We may truly be in nightmare territory now. At this point we'd better hope the plane crashed somewhere because an alternative is too potentially terrible to contemplate.

Update: Slate reinforces this line of thought:
When the flight first disappeared from air traffic controllers’ radar a week ago, the default assumption was that the plane had crashed. Now it seems unlikely that a plot as ingeniously planned and carefully executed as this one would not also have included plans for safe arrival at some ultimate destination. As I reported earlier, the 777 is capable of landing on small airstrips and on relatively unimproved surfaces, such as packed dirt and dry lake beds. In such a scenario, the odds are good that, unless they were murdered, the passengers remain alive.

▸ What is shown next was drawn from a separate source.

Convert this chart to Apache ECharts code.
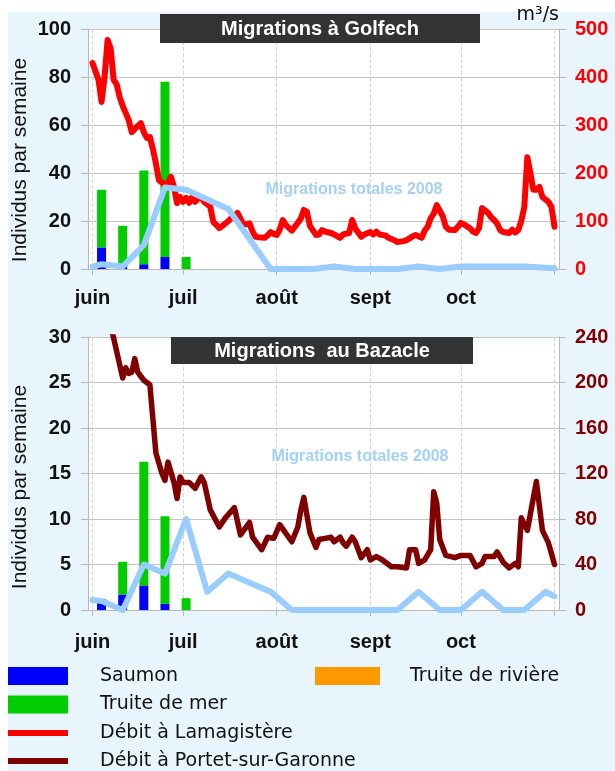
<!DOCTYPE html>
<html><head><meta charset="utf-8">
<script src="https://cdn.jsdelivr.net/npm/echarts@6/dist/echarts.min.js"></script>
<style>html,body{margin:0;padding:0;background:#fff}#c{width:615px;height:771px}</style>
</head><body><div id="c"></div><script>
// ---------- DATA ----------
const monthLabels = ['juin', 'juil', 'août', 'sept', 'oct'];
const weekDays = [3, 10, 17, 24, 31]; // days after 1 June 2008
const golfechSaumon = [9, 2, 2, 5, 0];
const golfechTruiteMer = [24, 16, 39, 73, 5];
const golfechTruiteRiviere = [];
const bazacleSaumon = [1.2, 1.7, 2.7, 0.7, 0];
const bazacleTruiteMer = [0, 3.6, 13.6, 9.6, 1.3];
const bazacleTruiteRiviere = [];

const totalDays = [0, 3, 10, 17, 24, 31, 38, 45, 52, 59, 66, 73, 80, 87, 94, 101, 108, 115, 122, 129, 136, 143, 150, 153];
const golfechTotal = [1, 2, 1, 10, 34, 33, 29, 25, 12.5, 0, 0, 0, 1, 0, 0, 0, 1, 0, 1, 1, 1, 1, 0.5, 0.3];
const bazacleTotal = [1.1, 1, 0, 5, 4, 10, 2, 4, 3, 2, 0, 0, 0, 0, 0, 0, 2, 0, 0, 2, 0, 0, 2, 1.5];

const lamagDays = [0,2,3,4,5,6,7,8,9,10,12,13,15,16,17,18,19,20,21,22,24,25,26,27,28,29,30,31,32,33,34,35,36,37,39,40,41,42,43,45,46,47,48,49,50,52,53,54,55,57,58,59,60,61,62,63,64,66,67,69,70,71,72,74,75,76,77,79,80,82,83,85,86,87,89,90,92,93,94,95,97,98,100,101,103,104,106,107,108,109,110,111,112,113,114,116,117,118,120,121,122,123,125,126,127,128,129,131,132,133,134,135,136,138,139,140,141,142,143,144,145,146,147,148,149,151,152,153];
const lamagFlow = [429,394,348,400,477,460,394,385,358,340,310,285,298,304,285,273,275,250,220,185,175,180,192,170,137,150,140,148,138,150,140,147,150,140,130,98,92,85,90,100,106,108,117,105,92,95,78,67,66,65,70,77,73,71,82,102,92,80,88,105,123,119,90,71,72,81,78,75,72,65,72,75,102,85,67,72,77,72,78,72,70,65,60,56,58,60,68,71,68,65,80,88,106,115,133,110,88,82,81,88,96,93,85,78,75,85,127,117,108,102,95,81,77,75,82,76,81,100,129,233,200,165,165,171,150,140,129,88];

const portetDays = [0,3,5,7,10,11,12,13,14,15,17,19,21,23,24,25,27,28,29,30,32,34,36,37,39,42,44,47,49,52,53,56,58,60,62,66,68,69,70,72,74,75,77,79,80,82,83,84,86,87,89,91,92,94,96,99,101,104,105,107,108,110,112,113,114,115,117,120,122,125,127,129,130,133,134,136,138,140,141,142,144,147,149,151,153];
const portetFlow = [320,290,262,239,204,213,208,209,221,209,202,198,138,120,114,130,112,98,117,112,112,107,117,112,88,73,81,90,66,77,64,53,64,63,75,60,73,88,99,68,55,62,63,64,60,64,59,56,64,60,46,53,44,47,44,38,38,37,53,53,41,44,53,104,94,62,48,46,48,48,38,41,47,47,51,42,37,41,38,81,70,113,70,59,40];

// ---------- HELPERS ----------
const T = d => new Date(2008, 5, 1 + d).getTime();
const pairs = (days, vals) => days.map((d, i) => [T(d), vals[i]]);

const GREY = '#b8b8b8';
const tickFont = {fontFamily: 'Liberation Sans', fontWeight: 'bold', fontSize: 20};

function xAx(gi, margin) {
  return {
    type: 'time', gridIndex: gi, min: T(0), max: T(153), splitNumber: 5,
    minInterval: 28 * 864e5,
    axisLine: {show: true, lineStyle: {color: GREY, width: 1}},
    axisTick: {show: true, length: 6, lineStyle: {color: GREY}},
    splitLine: {show: true, lineStyle: {color: '#d6d6d6', type: 'dashed', width: 1}},
    axisLabel: Object.assign({
      color: '#111', margin: margin, hideOverlap: false,
      formatter: function (v) {
        const i = new Date(v).getMonth() - 5;
        return (i >= 0 && i < monthLabels.length) ? monthLabels[i] : '';
      }
    }, tickFont)
  };
}
function yAx(gi, max, interval, pos, color, split, extra) {
  return Object.assign({
    type: 'value', gridIndex: gi, min: 0, max: max, interval: interval, position: pos,
    axisLine: {show: true, lineStyle: {color: GREY}},
    axisTick: {show: true, length: 7, lineStyle: {color: GREY}},
    splitLine: {show: split, lineStyle: {color: '#c4c4c4', width: 1}},
    axisLabel: Object.assign({color: color, margin: pos === 'left' ? 17 : 16}, tickFont)
  }, extra || {});
}

const bar = (name, gi, stack, color, days, vals) => ({
  type: 'bar', name: name, xAxisIndex: gi, yAxisIndex: gi * 2, stack: stack,
  barWidth: 9, itemStyle: {color: color}, color: color,
  data: pairs(days, vals), z: 2
});
const line = (name, xi, yi, color, width, days, vals, z) => ({
  type: 'line', name: name, xAxisIndex: xi, yAxisIndex: yi, symbol: 'none', showSymbol: false,
  color: color, lineStyle: {color: color, width: width, cap: 'round', join: 'round'},
  data: pairs(days, vals), z: z
});

const chart = echarts.init(document.getElementById('c'), null, {renderer: 'canvas'});
const legendText = {fontFamily: 'DejaVu Sans', fontSize: 19, color: '#111', lineHeight: 20};
function leg(names, left, top, w, h, pad, gap) {
  return {data: names, orient: 'vertical', left: left, top: top, itemWidth: w, itemHeight: h,
    itemGap: gap || 8.5, icon: 'rect', selectedMode: false, padding: 0,
    textStyle: Object.assign({padding: [0, 0, 0, pad]}, legendText)};
}

chart.setOption({
  animation: false,
  backgroundColor: '#e9f5fd',
  grid: [
    {left: 88, top: 29, width: 471, height: 240, show: true, backgroundColor: '#fff', borderWidth: 0},
    {left: 88, top: 337, width: 471, height: 273, show: true, backgroundColor: '#fff', borderWidth: 0}
  ],
  xAxis: [xAx(0, 19), xAx(1, 22)],
  yAxis: [
    yAx(0, 100, 20, 'left', '#111', true),
    yAx(0, 500, 100, 'right', '#ff0000', false, {
      name: 'm³/s', nameLocation: 'end', nameGap: 4,
      nameTextStyle: {align: 'right', verticalAlign: 'bottom', fontFamily: 'DejaVu Sans', fontSize: 19, color: '#111'}
    }),
    yAx(1, 30, 5, 'left', '#111', true),
    yAx(1, 240, 40, 'right', '#800000', false)
  ],
  legend: [
    leg(['Saumon', 'Truite de mer'], 8, 666, 60, 18, 27),
    leg(['Débit à Lamagistère'], 8, 723, 60, 6, 27),
    leg(['Débit à Portet-sur-Garonne'], 8, 751, 60, 6, 27),
    leg(['Truite de rivière'], 315, 666, 65, 18, 25)
  ],
  graphic: [
    {type: 'rect', shape: {x: 0, y: 0, width: 615, height: 12}, style: {fill: '#fff'}, z: -100},
    {type: 'rect', shape: {x: 0, y: 0, width: 8, height: 771}, style: {fill: '#fff'}, z: -100},
    {type: 'rect', shape: {x: 160, y: 14, width: 320, height: 29}, style: {fill: '#333'}, z: 100},
    {type: 'text', x: 320, y: 29, z: 101, style: {text: 'Migrations à Golfech', fill: '#fff',
      fontFamily: 'Liberation Sans', fontWeight: 'bold', fontSize: 20, align: 'center', verticalAlign: 'middle'}},
    {type: 'rect', shape: {x: 171, y: 337, width: 302, height: 27}, style: {fill: '#333'}, z: 100},
    {type: 'text', x: 322, y: 351, z: 101, style: {text: 'Migrations  au Bazacle', fill: '#fff',
      fontFamily: 'Liberation Sans', fontWeight: 'bold', fontSize: 20, align: 'center', verticalAlign: 'middle'}},
    {type: 'text', x: 20, y: 160, rotation: Math.PI / 2, z: 101, style: {text: 'Individus par semaine', fill: '#111',
      fontFamily: 'Liberation Sans', fontSize: 21, align: 'center', verticalAlign: 'middle'}},
    {type: 'text', x: 20, y: 487, rotation: Math.PI / 2, z: 101, style: {text: 'Individus par semaine', fill: '#111',
      fontFamily: 'Liberation Sans', fontSize: 21, align: 'center', verticalAlign: 'middle'}},
    {type: 'text', x: 354, y: 190, z: 101, style: {text: 'Migrations totales 2008', fill: '#a3d0f7',
      fontFamily: 'Liberation Sans', fontWeight: 'bold', fontSize: 16, align: 'center', verticalAlign: 'middle'}},
    {type: 'text', x: 360, y: 457, z: 101, style: {text: 'Migrations totales 2008', fill: '#a3d0f7',
      fontFamily: 'Liberation Sans', fontWeight: 'bold', fontSize: 16, align: 'center', verticalAlign: 'middle'}}
  ],
  series: [
    bar('Saumon', 0, 'golfech', '#0000ff', weekDays, golfechSaumon),
    bar('Truite de mer', 0, 'golfech', '#00cc00', weekDays, golfechTruiteMer),
    bar('Truite de rivière', 0, 'golfech', '#ff9900', [], golfechTruiteRiviere),
    line('Débit à Lamagistère', 0, 1, '#ff0000', 6, lamagDays, lamagFlow, 3),
    line('Migrations totales 2008 (Golfech)', 0, 0, '#99ccff', 6, totalDays, golfechTotal, 4),
    bar('Saumon', 1, 'bazacle', '#0000ff', weekDays, bazacleSaumon),
    bar('Truite de mer', 1, 'bazacle', '#00cc00', weekDays, bazacleTruiteMer),
    bar('Truite de rivière', 1, 'bazacle', '#ff9900', [], bazacleTruiteRiviere),
    line('Débit à Portet-sur-Garonne', 1, 3, '#800000', 5.5, portetDays, portetFlow, 3),
    line('Migrations totales 2008 (Bazacle)', 1, 2, '#99ccff', 6, totalDays, bazacleTotal, 4)
  ]
});
</script></body></html>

The motives and intentions of whoever took MH370 remain as murky as ever, but possibilities include a hostage scenario, the repurposing of the aircraft as an enormous flying bomb, or some combination of these and other outcomes.
As I said, it is increasingly looking like the best outcome will be to find positively-identified wreckage or remains floating on the sea.

Update:  Power Line:
... the time during which Flight 370 apparently remained aloft continues to be extended:
Although U.S. officials previously said they believed the plane could have remained in the air for several extra hours, Najib said Saturday that the flight was still communicating with satellites until 8:11 a.m. — seven and a half hours after takeoff, and more than 90 minutes after it was due in Beijing. There was no further communication with the plane after that time, Najib said. If the plane was still in the air, it would have been nearing its fuel limit.